Yes. And if they were blocking the recording or playback of content….they could get sued.

The biggest ‘bitch’ about TIVO is consumers skip ads, and so far the advertisers havn’t figured out HOW to file a suit that has a chance of sticking.

Anonymous Coward says:

Re: Re: Re:4 Perhaps not.

Last I checked, TiVo wasn’t even the biggest DVR company out there.

Proof please. Show the TIVO %age of market by the numbers of DVR’s deployed.
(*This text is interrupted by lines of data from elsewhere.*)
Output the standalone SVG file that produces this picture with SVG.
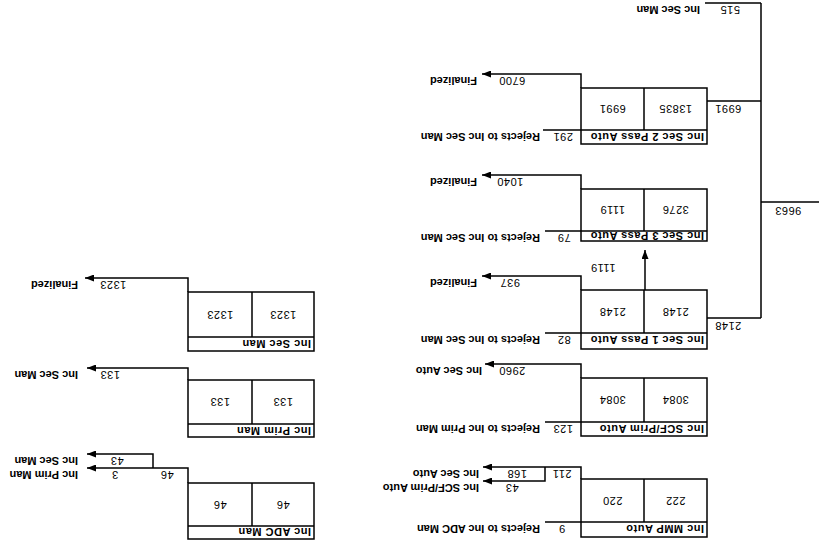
<svg xmlns="http://www.w3.org/2000/svg" width="819" height="548" viewBox="0 0 819 548">
<style>
.bx{fill:#fff;stroke:#000;stroke-width:1.5}
.ln{fill:none;stroke:#000;stroke-width:1.5}
.ar{marker-end:url(#ah)}
text{font-family:"Liberation Sans",Arial,sans-serif;font-size:11px;fill:#000}
.n{text-anchor:middle;letter-spacing:0.5px}
.l{font-weight:bold}
.ti{font-weight:bold;letter-spacing:0.5px}
</style>
<defs>
<marker id="ah" markerUnits="userSpaceOnUse" markerWidth="9" markerHeight="7" refX="9" refY="3.5" orient="auto"><path d="M0,0 L9,3.5 L0,7 z" fill="#000"/></marker>
</defs>
<rect x="0" y="0" width="819" height="548" fill="#fff"/>
<g transform="rotate(180 409.5 274)">
<g id="n-mmp">
<rect class="bx" x="112" y="11" width="126" height="58"/>
<path class="ln" d="M112,26 H238 M175,26 V69"/>
<text class="ti" x="115" y="23">Inc MMP Auto</text>
<text class="n" x="143.5" y="51.5">222</text>
<text class="n" x="206.5" y="51.5">220</text>
</g>
<g id="n-scf">
<rect class="bx" x="112" y="112" width="126" height="58"/>
<path class="ln" d="M112,126 H238 M175,126 V170"/>
<text class="ti" x="115" y="123">Inc SCF/Prim Auto</text>
<text class="n" x="143.5" y="152">3084</text>
<text class="n" x="206.5" y="152">3084</text>
</g>
<g id="n-sec1">
<rect class="bx" x="112" y="199" width="126" height="59"/>
<path class="ln" d="M112,215 H238 M175,215 V258"/>
<text class="ti" x="115" y="212">Inc Sec 1 Pass Auto</text>
<text class="n" x="143.5" y="240.5">2148</text>
<text class="n" x="206.5" y="240.5">2148</text>
</g>
<g id="n-sec3">
<rect class="bx" x="112" y="307" width="126" height="52"/>
<path class="ln" d="M112,317 H238 M175,317 V359"/>
<text class="ti" x="115" y="316">Inc Sec 3 Pass Auto</text>
<text class="n" x="143.5" y="342">3276</text>
<text class="n" x="206.5" y="342">1119</text>
</g>
<g id="n-sec2">
<rect class="bx" x="112" y="404" width="126" height="56"/>
<path class="ln" d="M112,418 H238 M175,418 V460"/>
<text class="ti" x="115" y="415">Inc Sec 2 Pass Auto</text>
<text class="n" x="143.5" y="443">13835</text>
<text class="n" x="206.5" y="443">6991</text>
</g>
<g id="n-adc">
<rect class="bx" x="505" y="9" width="126" height="56"/>
<path class="ln" d="M505,22 H631 M567,22 V65"/>
<text class="ti" x="508" y="20">Inc ADC Man</text>
<text class="n" x="536" y="47.5">46</text>
<text class="n" x="599" y="47.5">46</text>
</g>
<g id="n-prim">
<rect class="bx" x="505" y="111" width="126" height="57"/>
<path class="ln" d="M505,124 H631 M567,124 V168"/>
<text class="ti" x="508" y="121">Inc Prim Man</text>
<text class="n" x="536" y="150">133</text>
<text class="n" x="599" y="150">133</text>
</g>
<g id="n-secman">
<rect class="bx" x="505" y="197" width="126" height="59"/>
<path class="ln" d="M505,211 H631 M567,211 V256"/>
<text class="ti" x="508" y="208">Inc Sec Man</text>
<text class="n" x="536" y="237.5">1323</text>
<text class="n" x="599" y="237.5">1323</text>
</g>
<g id="connectors">
<path class="ln" d="M0,346 H58 M58,230 V545 M58,230 H112 M58,447 H112 M58,545 H114"/>
<path class="ln ar" d="M238,460 V474 H337"/>
<path class="ln ar" d="M238,359 V373 H337"/>
<path class="ln ar" d="M238,258 V272 H337"/>
<path class="ln ar" d="M238,170 V184 H334"/>
<path class="ln ar" d="M238,69 V81 H336"/>
<path class="ln ar" d="M274,81 V67 H336"/>
<path class="ln ar" d="M174,258 V298"/>
<path class="ln" d="M238,418 H276 M238,317 H274 M238,215 H274 M238,126 H274 M238,26 H274"/>
<path class="ln ar" d="M631,256 V270 H734"/>
<path class="ln ar" d="M631,168 V180 H732"/>
<path class="ln ar" d="M631,65 V80 H732"/>
<path class="ln ar" d="M666,80 V94 H732"/>
<text class="n" x="31" y="341">9663</text>
<text class="n" x="91" y="226">2148</text>
<text class="n" x="91" y="443">6991</text>
<text class="n" x="89" y="542">515</text>
<text class="l" x="119" y="542">Inc Sec Man</text>
<text class="n" x="307" y="471">6700</text>
<text class="l" x="342" y="471">Finalized</text>
<text class="n" x="309" y="370">1040</text>
<text class="l" x="342" y="370">Finalized</text>
<text class="n" x="309" y="269">937</text>
<text class="l" x="342" y="269">Finalized</text>
<text class="n" x="307" y="181">2960</text>
<text class="l" x="337" y="181">Inc Sec Auto</text>
<text class="n" x="257" y="78">211</text>
<text class="n" x="302" y="78">168</text>
<text class="l" x="340" y="78">Inc Sec Auto</text>
<text class="n" x="307" y="64">43</text>
<text class="l" x="340" y="64">Inc SCF/Prim Auto</text>
<text class="n" x="216" y="284">1119</text>
<text class="n" x="256" y="415">291</text>
<text class="l" x="279" y="415">Rejects to Inc Sec Man</text>
<text class="n" x="255" y="314">79</text>
<text class="l" x="279" y="314">Rejects to Inc Sec Man</text>
<text class="n" x="255" y="212">82</text>
<text class="l" x="279" y="212">Rejects to Inc Sec Man</text>
<text class="n" x="256" y="123">123</text>
<text class="l" x="279" y="123">Rejects to Inc Prim Man</text>
<text class="n" x="257" y="23">9</text>
<text class="l" x="279" y="23">Rejects to Inc ADC Man</text>
<text class="n" x="706" y="267">1323</text>
<text class="l" x="741" y="267">Finalized</text>
<text class="n" x="709" y="177">133</text>
<text class="l" x="741" y="177">Inc Sec Man</text>
<text class="n" x="652" y="77">46</text>
<text class="n" x="704" y="77">3</text>
<text class="l" x="741" y="77">Inc Prim Man</text>
<text class="n" x="702" y="91">43</text>
<text class="l" x="741" y="91">Inc Sec Man</text>
</g>
</g>
</svg>
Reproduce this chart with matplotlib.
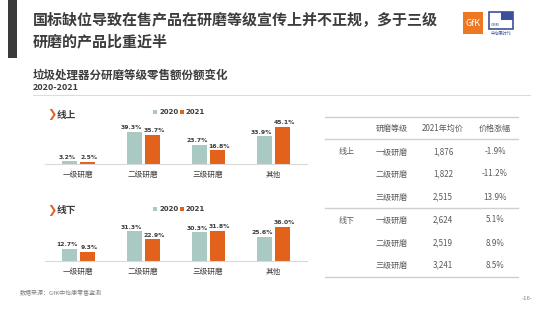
import matplotlib
matplotlib.use("Agg")
import matplotlib.pyplot as plt
from matplotlib.patches import Rectangle

plt.rcParams['font.family'] = ['Noto Sans CJK SC', 'DejaVu Sans']

# data
categories = ['一级研磨', '二级研磨', '三级研磨', '其他']
online_2020 = [3.2, 39.3, 23.7, 33.9]
online_2021 = [2.5, 35.7, 16.8, 45.1]
offline_2020 = [12.7, 31.3, 30.3, 25.6]
offline_2021 = [9.3, 22.9, 31.8, 36.0]
years = ['2020', '2021']

table_header = ['研磨等级', '2021年均价', '价格涨幅']
table_channel = ['线上', '', '', '线下', '', '']
table_grade = ['一级研磨', '二级研磨', '三级研磨', '一级研磨', '二级研磨', '三级研磨']
table_price = ['1,876', '1,822', '2,515', '2,624', '2,519', '3,241']
table_change = ['-1.9%', '-11.2%', '13.9%', '5.1%', '8.9%', '8.5%']

W, H = 550, 309
c_teal = '#a9c9c2'
c_orange = '#e2611b'
c_text = '#3c3c3c'
c_grey = '#5a5a5a'

fig = plt.figure(figsize=(W / 100, H / 100), dpi=100)
fig.patch.set_facecolor('white')


def px(x, y):
    return x / W, 1 - y / H


def ftext(x, y, s, **kw):
    fx, fy = px(x, y)
    fig.text(fx, fy, s, **kw)


def frect(x, y, w, h, **kw):
    fx, fy = px(x, y + h)
    fig.patches.append(Rectangle((fx, fy), w / W, h / H, transform=fig.transFigure, **kw))


def fline(x0, x1, y, color='#d0d0d0', lw=0.8):
    fig.add_artist(plt.Line2D([x0 / W, x1 / W], [1 - y / H, 1 - y / H],
                              transform=fig.transFigure, color=color, lw=lw))


# header
frect(8, 0, 9, 58, color='#3a3a3a', lw=0)
ftext(33, 20, '国标缺位导致在售产品在研磨等级宣传上并不正规，多于三级', fontsize=10.8,
      fontweight='bold', color=c_text, va='center')
ftext(33, 41, '研磨的产品比重近半', fontsize=10.8, fontweight='bold', color=c_text, va='center')

# logos
frect(463, 12, 20, 22, color='#ee7722', lw=0)
ftext(473, 23, 'GfK', fontsize=6.5, color='white', ha='center', va='center')
frect(489, 12, 24, 17, facecolor='white', edgecolor='#3d4f9a', lw=1.2)
frect(501, 12, 12, 8, color='#3d4f9a', lw=0)
ftext(491, 25, 'CMM', fontsize=2.8, color='#3d4f9a', va='center')
ftext(501, 34, '中怡康时代', fontsize=3, color='#3d4f9a', ha='center', va='center')

ftext(33, 75, '垃圾处理器分研磨等级零售额份额变化', fontsize=8.3, fontweight='bold',
      color=c_text, va='center')
ftext(33, 88, '2020-2021', fontsize=6.5, fontweight='bold', color=c_text, va='center')
fline(33, 530, 95, color='#dcdcdc', lw=0.8)


def bar_panel(base_y, ppp, v20, v21, title, title_y, legend_y):
    l, b = px(45, base_y)
    ax = fig.add_axes([l, b, (307 - 45) / W, 60 / H])
    ax.set_xlim(-33 / 65, 3 + 34 / 65)
    ax.set_ylim(0, 60 / ppp)
    x = list(range(len(categories)))
    off = 9 / 65
    w = 15 / 65
    b1 = ax.bar([i - off for i in x], v20, w, color=c_teal)
    b2 = ax.bar([i + off for i in x], v21, w, color=c_orange)
    for bars, vals, dx in ((b1, v20, -1.6), (b2, v21, 1.6)):
        for r, v in zip(bars, vals):
            ax.annotate('%.1f%%' % v, (r.get_x() + r.get_width() / 2, v),
                        xytext=(dx, 1.2), textcoords='offset points',
                        ha='center', va='bottom', fontsize=4.4, fontweight='bold',
                        color=c_text, family='DejaVu Sans')
    ax.set_xticks(x)
    ax.set_xticklabels(categories, fontsize=5.5, color=c_text)
    ax.tick_params(length=0, pad=5)
    ax.set_yticks([])
    for s in ['top', 'right', 'left']:
        ax.spines[s].set_visible(False)
    ax.spines['bottom'].set_color('#d9d9d9')
    ax.spines['bottom'].set_linewidth(0.8)
    ax.patch.set_alpha(0)

    ftext(47, title_y, '❯', fontsize=8, color=c_orange, va='center',
          family='DejaVu Sans', fontweight='bold')
    ftext(57, title_y, title, fontsize=7, fontweight='bold', color=c_text, va='center')
    frect(153, legend_y - 2, 4, 4, color=c_teal, lw=0)
    ftext(159, legend_y, years[0], fontsize=5.0, fontweight='bold', color=c_text,
          va='center', family='DejaVu Sans')
    frect(180, legend_y - 2, 4, 4, color=c_orange, lw=0)
    ftext(186, legend_y, years[1], fontsize=5.0, fontweight='bold', color=c_text,
          va='center', family='DejaVu Sans')


bar_panel(164, 0.82, online_2020, online_2021, '线上', 115, 112)
bar_panel(261, 0.95, offline_2020, offline_2021, '线下', 210, 209)

# table
fline(325, 518, 117, lw=1.0)
fline(325, 518, 139, lw=1.0)
fline(325, 518, 208, lw=1.0)
fline(325, 518, 277, lw=1.0)
col_x = [392, 443, 495]
for cx, h in zip(col_x, table_header):
    ftext(cx, 128, h, fontsize=5.8, color=c_grey, ha='center', va='center')
row_y = [152, 174, 197, 220, 243, 265]
for i, ry in enumerate(row_y):
    ftext(347, ry, table_channel[i], fontsize=5.8, color=c_grey, ha='center', va='center')
    ftext(col_x[0], ry, table_grade[i], fontsize=5.8, color=c_grey, ha='center', va='center')
    ftext(col_x[1], ry, table_price[i], fontsize=5.8, color=c_grey, ha='center', va='center')
    ftext(col_x[2], ry, table_change[i], fontsize=5.8, color=c_grey, ha='center', va='center')

# footer
ftext(20, 293, '数据来源：GfK中怡康零售监测', fontsize=4.3, color='#7f7f7f', va='center')
ftext(527, 298, '-16-', fontsize=4.3, color='#7f7f7f', ha='center', va='center')

fig.savefig('out.png', dpi=100)
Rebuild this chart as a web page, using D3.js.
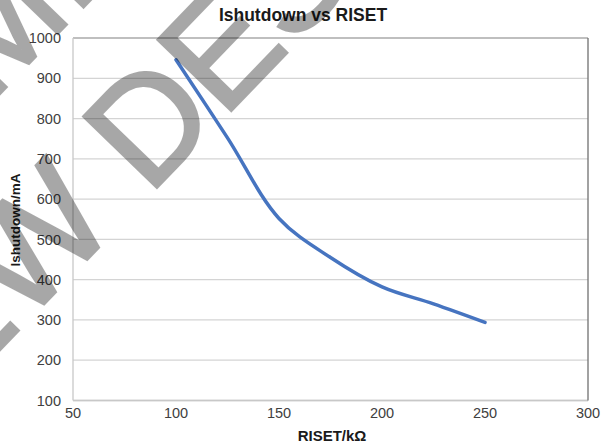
<!DOCTYPE html>
<html>
<head>
<meta charset="utf-8">
<script src="https://d3js.org/d3.v7.min.js"></script>
<style>
  body { margin: 0; background: #fff; }
  svg { display: block; }
</style>
</head>
<body>
<div id="chart"></div>
<script>
// values
let riset = [100, 125, 150, 175, 200, 225, 250];
let ishutdown = [946, 752, 552, 455, 382, 340, 294];
let xTicks = [50, 100, 150, 200, 250, 300];
let yTicks = [100, 200, 300, 400, 500, 600, 700, 800, 900, 1000];
let chartTitle = "Ishutdown vs RISET";
let xTitle = "RISET/kΩ";
let yTitle = "Ishutdown/mA";
let stampLines = ["NOT RECOMMENDED FOR", "NEW DESIGN"];

function mainChart() {
    let w = 610, h = 443;
    let margin = {top: 38, right: 22, bottom: 42.5, left: 73};
    let fontFam = "'Liberation Sans', Arial, sans-serif";

    let svg = d3.select("#chart")
                .append("svg")
                .attr("width", w)
                .attr("height", h);

    let x = d3.scaleLinear().domain([50, 300]).range([margin.left, w - margin.right]);
    let y = d3.scaleLinear().domain([100, 1000]).range([h - margin.bottom, margin.top]);

    // gridlines
    svg.append("g")
       .selectAll("line")
       .data(yTicks)
       .enter().append("line")
       .attr("x1", x(50))
       .attr("x2", x(300))
       .attr("y1", d => y(d))
       .attr("y2", d => y(d))
       .style("stroke", d => d == 1000 ? "#aaaaaa" : "#d4d4d4")
       .style("stroke-width", 1.3);

    // plot frame: left/bottom axis lines and the darker right edge
    svg.append("line")
       .attr("x1", x(50)).attr("x2", x(50))
       .attr("y1", y(1000)).attr("y2", y(100))
       .style("stroke", "#c8c8c8").style("stroke-width", 1.3);
    svg.append("line")
       .attr("x1", x(50)).attr("x2", x(300))
       .attr("y1", y(100)).attr("y2", y(100))
       .style("stroke", "#c8c8c8").style("stroke-width", 1.3);
    svg.append("line")
       .attr("x1", x(300)).attr("x2", x(300))
       .attr("y1", y(1000)).attr("y2", y(100))
       .style("stroke", "#707070").style("stroke-width", 1.3);

    // tick labels
    svg.append("g")
       .selectAll("text")
       .data(yTicks)
       .enter().append("text")
       .attr("x", margin.left - 12)
       .attr("y", d => y(d))
       .attr("dy", "0.36em")
       .attr("text-anchor", "end")
       .style("font", "14.5px " + fontFam)
       .style("fill", "#404040")
       .text(d => d);

    svg.append("g")
       .selectAll("text")
       .data(xTicks)
       .enter().append("text")
       .attr("x", d => x(d))
       .attr("y", 418)
       .attr("text-anchor", "middle")
       .style("font", "14.5px " + fontFam)
       .style("fill", "#404040")
       .text(d => d);

    // the series
    let pts = riset.map((d, i) => [d, ishutdown[i]]);
    let line = d3.line()
                 .x(d => x(d[0]))
                 .y(d => y(d[1]))
                 .curve(d3.curveCatmullRom.alpha(0.5));
    svg.append("path")
       .datum(pts)
       .attr("d", line)
       .style("fill", "none")
       .style("stroke", "#4674c0")
       .style("stroke-width", 3.5)
       .style("stroke-linecap", "round");

    // titles
    svg.append("text")
       .attr("x", 303)
       .attr("y", 21)
       .attr("text-anchor", "middle")
       .style("font", "bold 17.5px " + fontFam)
       .style("fill", "#1a1a1a")
       .text(chartTitle);

    svg.append("text")
       .attr("x", 332)
       .attr("y", 441)
       .attr("text-anchor", "middle")
       .style("font", "bold 15px " + fontFam)
       .style("fill", "#1a1a1a")
       .text(xTitle);

    svg.append("text")
       .attr("transform", "translate(20,220) rotate(-90)")
       .attr("text-anchor", "middle")
       .style("font", "bold 13.5px " + fontFam)
       .style("fill", "#1a1a1a")
       .text(yTitle);

    // diagonal stamp laid over the chart (thick strokes, see-through)
    let stamp = svg.append("g")
                   .attr("transform", "translate(-120,474) rotate(-46)")
                   .attr("opacity", 0.34)
                   .style("font", "148px " + fontFam)
                   .style("fill", "#000")
                   .style("stroke", "#000")
                   .style("stroke-width", 3)
                   .style("stroke-linejoin", "miter");
    stamp.append("text")
         .attr("x", -560)
         .attr("y", -178)
         .text(stampLines[0]);
    stamp.append("text")
         .attr("x", 0)
         .attr("y", 0)
         .text(stampLines[1]);
}

mainChart();
</script>
</body>
</html>
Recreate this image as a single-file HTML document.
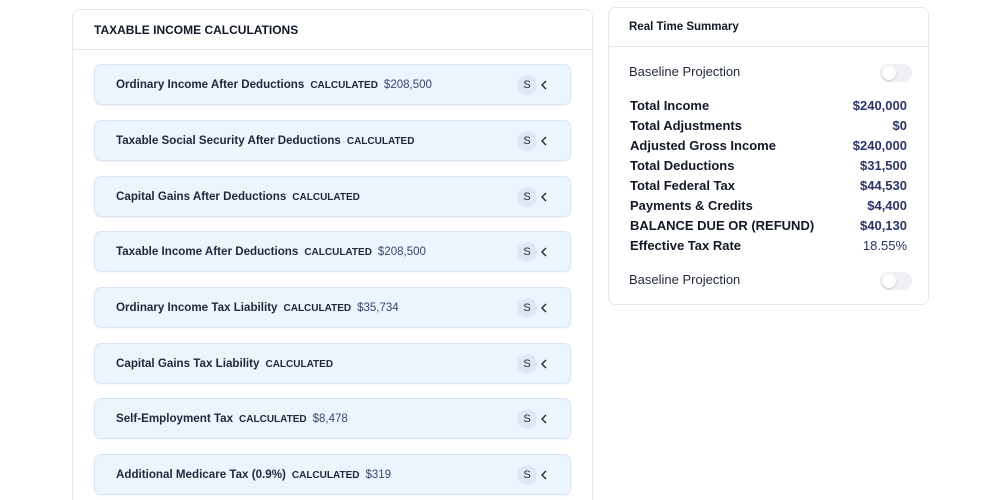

According to the data I’ve seen, TIVO has the majority of the market. Thus far TIVO hasn’t been ‘made into a verb’ like Google, I have yet to hear of TV shows saying ‘Did you TIVO CSI?’.

Bob says:

GEICO v Google

Regarding the following quote:
“Personally, I don’t see how buying a keyword is, in any way, a violation of trademark. The point of a trademark is to protect the company from having someone else appear to be you. You can’t sell Bob’s Cola and put a Coca-Cola label on it. However, if someone is looking for Coca-Cola, there’s nothing wrong with suggesting they might also want to look at Bob’s Cola, as well.”
If you go to a restaurant and order a “Coke” and the watiress brings you a glass filled with Pepsi or some other cola without informing you at the time you placed your order that the restaurant does not have “Coke” but carries a different brand, then that restaurant has infringed on Coca Cola’s trademark.
Why should Google be treated differently? If you “Google” “GEICO” and the results page is filled with links other than or in addition to GEICO’s links because those links had “GEICO” embedded in their ads or pages, then GEICO’s trademark has been infringed. The advertiser has used GEICO’s name in order to drive the customer to that advertiser’s site rather than GEICO’s site.
It becomes a question of who has the responsibility for the content that appears on Google’s results page; The advertiser or Google.
If you are a newspaper publisher and someone buys an ad or writes a letter to the editor that contains libelous material that you then publish, YOU, the publisher, are guilty of libel because you have control over what you publish.